Information supplied |

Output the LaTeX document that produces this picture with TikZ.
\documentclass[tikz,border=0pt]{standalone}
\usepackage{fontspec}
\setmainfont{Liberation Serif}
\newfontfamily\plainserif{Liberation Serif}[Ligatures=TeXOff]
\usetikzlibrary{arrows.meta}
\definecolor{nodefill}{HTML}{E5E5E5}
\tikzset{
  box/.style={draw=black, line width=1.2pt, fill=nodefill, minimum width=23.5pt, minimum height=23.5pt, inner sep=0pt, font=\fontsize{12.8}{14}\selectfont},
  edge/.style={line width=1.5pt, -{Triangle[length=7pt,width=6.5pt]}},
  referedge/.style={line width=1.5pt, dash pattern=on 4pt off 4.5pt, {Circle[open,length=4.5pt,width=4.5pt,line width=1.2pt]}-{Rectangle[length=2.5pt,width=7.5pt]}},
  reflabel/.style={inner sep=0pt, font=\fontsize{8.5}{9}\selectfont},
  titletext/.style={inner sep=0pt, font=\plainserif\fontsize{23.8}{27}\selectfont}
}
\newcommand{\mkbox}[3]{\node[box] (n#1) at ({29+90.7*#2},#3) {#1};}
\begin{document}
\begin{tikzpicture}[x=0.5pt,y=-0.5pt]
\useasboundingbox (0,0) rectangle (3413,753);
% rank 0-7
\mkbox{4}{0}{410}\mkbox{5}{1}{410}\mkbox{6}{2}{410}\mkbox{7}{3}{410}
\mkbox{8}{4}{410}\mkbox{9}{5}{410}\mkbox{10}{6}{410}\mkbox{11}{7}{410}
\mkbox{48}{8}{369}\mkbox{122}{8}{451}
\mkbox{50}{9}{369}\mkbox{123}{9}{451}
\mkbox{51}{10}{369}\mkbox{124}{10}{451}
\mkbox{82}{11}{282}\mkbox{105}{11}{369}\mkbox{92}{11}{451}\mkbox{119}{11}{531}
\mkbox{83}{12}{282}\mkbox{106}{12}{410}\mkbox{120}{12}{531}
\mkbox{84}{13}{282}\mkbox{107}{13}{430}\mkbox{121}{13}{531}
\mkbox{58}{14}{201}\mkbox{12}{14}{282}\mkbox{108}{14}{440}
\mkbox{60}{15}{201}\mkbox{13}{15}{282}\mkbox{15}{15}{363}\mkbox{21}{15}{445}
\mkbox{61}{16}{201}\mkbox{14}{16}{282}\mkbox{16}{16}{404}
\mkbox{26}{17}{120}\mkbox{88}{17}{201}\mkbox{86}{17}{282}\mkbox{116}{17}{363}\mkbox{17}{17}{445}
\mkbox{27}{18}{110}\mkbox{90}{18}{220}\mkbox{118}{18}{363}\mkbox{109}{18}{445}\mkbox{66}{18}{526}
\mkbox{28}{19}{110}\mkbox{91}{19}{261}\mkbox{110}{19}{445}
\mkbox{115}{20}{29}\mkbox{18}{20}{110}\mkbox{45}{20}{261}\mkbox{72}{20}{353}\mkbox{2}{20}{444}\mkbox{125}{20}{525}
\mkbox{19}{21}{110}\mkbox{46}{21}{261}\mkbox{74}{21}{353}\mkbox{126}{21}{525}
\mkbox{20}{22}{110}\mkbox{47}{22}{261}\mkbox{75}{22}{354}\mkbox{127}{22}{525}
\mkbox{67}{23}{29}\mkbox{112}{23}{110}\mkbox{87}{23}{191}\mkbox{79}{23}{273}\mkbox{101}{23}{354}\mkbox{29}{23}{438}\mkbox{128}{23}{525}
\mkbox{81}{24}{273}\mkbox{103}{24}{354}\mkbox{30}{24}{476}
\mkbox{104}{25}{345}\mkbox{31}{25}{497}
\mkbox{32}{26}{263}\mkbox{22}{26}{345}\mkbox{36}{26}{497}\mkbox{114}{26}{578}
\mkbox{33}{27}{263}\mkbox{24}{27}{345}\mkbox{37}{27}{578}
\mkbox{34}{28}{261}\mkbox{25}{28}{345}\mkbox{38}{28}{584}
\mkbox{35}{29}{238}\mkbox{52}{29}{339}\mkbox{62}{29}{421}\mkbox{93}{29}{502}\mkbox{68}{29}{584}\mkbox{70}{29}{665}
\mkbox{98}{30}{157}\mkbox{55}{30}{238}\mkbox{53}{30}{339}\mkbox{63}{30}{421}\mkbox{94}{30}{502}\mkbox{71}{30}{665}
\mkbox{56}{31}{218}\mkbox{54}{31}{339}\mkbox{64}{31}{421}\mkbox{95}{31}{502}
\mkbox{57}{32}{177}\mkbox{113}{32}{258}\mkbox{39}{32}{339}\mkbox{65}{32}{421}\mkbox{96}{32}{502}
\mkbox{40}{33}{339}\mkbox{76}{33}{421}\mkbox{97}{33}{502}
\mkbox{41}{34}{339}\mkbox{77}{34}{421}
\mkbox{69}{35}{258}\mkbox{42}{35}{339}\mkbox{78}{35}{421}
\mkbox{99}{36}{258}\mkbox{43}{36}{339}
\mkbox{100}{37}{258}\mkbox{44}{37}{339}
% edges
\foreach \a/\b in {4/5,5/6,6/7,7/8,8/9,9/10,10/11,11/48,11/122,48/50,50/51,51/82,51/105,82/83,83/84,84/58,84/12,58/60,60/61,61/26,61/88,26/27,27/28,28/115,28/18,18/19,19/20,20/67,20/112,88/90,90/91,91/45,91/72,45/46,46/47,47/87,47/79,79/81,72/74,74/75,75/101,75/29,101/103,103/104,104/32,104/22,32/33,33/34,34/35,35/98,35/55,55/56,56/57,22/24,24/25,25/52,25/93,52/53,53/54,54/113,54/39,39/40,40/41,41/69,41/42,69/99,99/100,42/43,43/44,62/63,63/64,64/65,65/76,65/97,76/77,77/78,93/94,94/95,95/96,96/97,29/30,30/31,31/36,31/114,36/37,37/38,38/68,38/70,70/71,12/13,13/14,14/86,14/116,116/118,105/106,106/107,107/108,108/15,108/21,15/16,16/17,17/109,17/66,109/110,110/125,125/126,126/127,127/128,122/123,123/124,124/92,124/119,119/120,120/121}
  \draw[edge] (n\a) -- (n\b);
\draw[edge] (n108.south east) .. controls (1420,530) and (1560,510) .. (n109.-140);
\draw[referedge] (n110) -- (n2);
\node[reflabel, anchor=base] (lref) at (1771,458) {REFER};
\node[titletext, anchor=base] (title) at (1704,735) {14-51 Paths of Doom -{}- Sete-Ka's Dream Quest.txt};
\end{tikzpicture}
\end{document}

* * *

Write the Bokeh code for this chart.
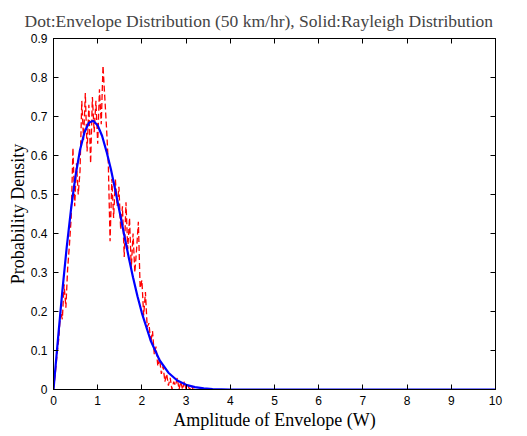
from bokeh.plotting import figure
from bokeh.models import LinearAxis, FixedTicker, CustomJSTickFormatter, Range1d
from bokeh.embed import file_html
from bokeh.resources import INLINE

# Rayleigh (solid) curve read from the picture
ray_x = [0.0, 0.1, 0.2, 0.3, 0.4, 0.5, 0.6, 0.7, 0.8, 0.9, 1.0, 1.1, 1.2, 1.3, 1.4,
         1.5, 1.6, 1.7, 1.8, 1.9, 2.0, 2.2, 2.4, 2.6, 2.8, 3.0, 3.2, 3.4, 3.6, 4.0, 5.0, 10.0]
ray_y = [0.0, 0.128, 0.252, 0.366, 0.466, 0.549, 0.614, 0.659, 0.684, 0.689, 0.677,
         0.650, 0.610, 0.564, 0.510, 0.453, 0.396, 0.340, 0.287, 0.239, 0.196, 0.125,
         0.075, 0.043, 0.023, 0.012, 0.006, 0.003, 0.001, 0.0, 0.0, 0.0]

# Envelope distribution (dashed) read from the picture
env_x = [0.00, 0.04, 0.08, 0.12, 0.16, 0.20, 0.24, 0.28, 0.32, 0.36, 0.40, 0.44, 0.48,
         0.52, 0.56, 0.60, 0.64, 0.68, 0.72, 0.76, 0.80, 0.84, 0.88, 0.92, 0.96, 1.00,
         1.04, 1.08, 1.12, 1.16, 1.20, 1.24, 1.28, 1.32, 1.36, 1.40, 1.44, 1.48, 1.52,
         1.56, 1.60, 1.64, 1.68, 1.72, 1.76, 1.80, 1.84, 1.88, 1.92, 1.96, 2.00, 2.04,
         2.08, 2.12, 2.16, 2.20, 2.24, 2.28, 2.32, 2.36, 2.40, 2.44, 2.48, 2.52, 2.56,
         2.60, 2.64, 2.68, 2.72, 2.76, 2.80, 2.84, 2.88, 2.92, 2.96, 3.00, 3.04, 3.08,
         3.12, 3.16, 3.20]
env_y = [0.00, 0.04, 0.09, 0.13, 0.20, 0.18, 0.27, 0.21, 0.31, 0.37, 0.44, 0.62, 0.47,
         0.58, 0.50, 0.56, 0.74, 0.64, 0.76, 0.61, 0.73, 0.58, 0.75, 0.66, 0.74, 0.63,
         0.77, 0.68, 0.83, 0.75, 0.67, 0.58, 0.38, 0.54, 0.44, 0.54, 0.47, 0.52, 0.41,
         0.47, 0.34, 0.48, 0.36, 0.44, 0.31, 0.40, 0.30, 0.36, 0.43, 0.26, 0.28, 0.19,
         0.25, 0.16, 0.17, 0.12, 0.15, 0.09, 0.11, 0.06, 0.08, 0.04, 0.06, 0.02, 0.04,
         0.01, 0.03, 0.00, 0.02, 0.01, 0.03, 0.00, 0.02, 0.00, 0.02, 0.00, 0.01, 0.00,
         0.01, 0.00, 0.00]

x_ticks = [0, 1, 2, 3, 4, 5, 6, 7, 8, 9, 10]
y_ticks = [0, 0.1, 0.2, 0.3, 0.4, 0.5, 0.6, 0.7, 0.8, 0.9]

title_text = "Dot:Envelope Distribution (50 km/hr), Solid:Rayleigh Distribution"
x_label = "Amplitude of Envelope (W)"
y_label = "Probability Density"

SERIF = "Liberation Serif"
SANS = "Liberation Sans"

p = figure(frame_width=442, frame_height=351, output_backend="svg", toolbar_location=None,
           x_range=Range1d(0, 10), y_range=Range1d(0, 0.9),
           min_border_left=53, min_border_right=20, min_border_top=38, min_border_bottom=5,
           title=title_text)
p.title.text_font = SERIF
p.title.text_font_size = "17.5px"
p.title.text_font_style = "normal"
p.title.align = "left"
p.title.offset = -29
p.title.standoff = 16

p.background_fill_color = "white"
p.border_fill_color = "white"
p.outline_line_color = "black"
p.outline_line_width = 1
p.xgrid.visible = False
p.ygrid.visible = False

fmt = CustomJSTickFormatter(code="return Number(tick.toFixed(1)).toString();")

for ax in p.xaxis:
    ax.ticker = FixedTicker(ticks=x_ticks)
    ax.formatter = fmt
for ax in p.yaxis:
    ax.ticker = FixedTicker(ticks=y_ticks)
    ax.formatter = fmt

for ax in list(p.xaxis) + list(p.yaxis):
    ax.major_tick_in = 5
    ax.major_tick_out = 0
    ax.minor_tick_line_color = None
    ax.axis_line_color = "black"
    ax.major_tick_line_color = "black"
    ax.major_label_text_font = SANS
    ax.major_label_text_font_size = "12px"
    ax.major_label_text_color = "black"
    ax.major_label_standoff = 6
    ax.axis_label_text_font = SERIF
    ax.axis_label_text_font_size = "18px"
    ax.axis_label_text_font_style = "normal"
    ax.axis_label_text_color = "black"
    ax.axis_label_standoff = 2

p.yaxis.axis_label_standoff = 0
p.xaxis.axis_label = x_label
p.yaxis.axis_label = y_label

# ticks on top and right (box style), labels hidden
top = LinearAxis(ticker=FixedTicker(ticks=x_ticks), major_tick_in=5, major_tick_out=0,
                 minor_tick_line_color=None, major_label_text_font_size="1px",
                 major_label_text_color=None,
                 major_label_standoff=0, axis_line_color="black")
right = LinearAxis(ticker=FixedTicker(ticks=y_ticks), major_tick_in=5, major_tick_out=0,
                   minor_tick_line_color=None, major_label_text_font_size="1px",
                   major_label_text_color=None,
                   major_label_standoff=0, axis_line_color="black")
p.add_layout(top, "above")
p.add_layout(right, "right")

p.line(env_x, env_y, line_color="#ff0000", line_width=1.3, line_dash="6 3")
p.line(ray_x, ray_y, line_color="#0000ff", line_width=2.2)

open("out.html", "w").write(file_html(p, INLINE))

* * *

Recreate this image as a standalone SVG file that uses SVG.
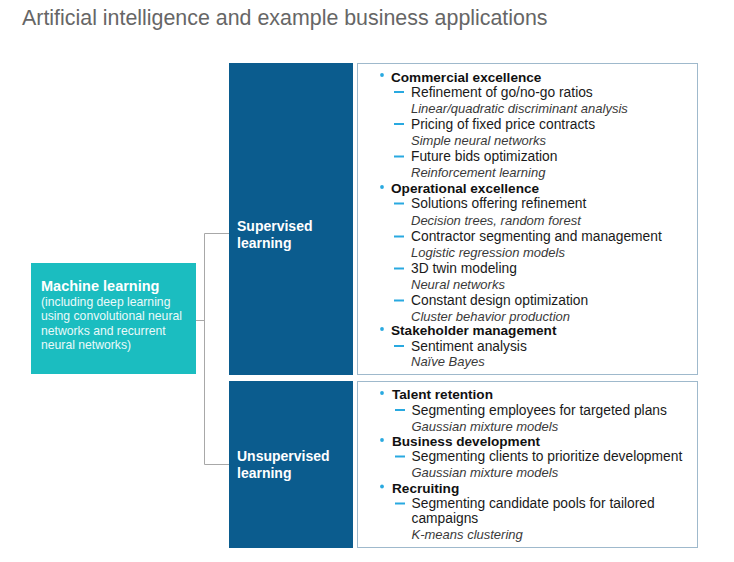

Problem to work on | Retype the section that opens with the line holding "Write the Bokeh code for this chart." and closes with the line holding "from bokeh.resources import INLINE", exactly as it reads, without any pictures.

Answer to this task |
Write the Bokeh code for this chart.
from bokeh.plotting import figure
from bokeh.models import LinearAxis, FixedTicker, CustomJSTickFormatter, Range1d
from bokeh.embed import file_html
from bokeh.resources import INLINE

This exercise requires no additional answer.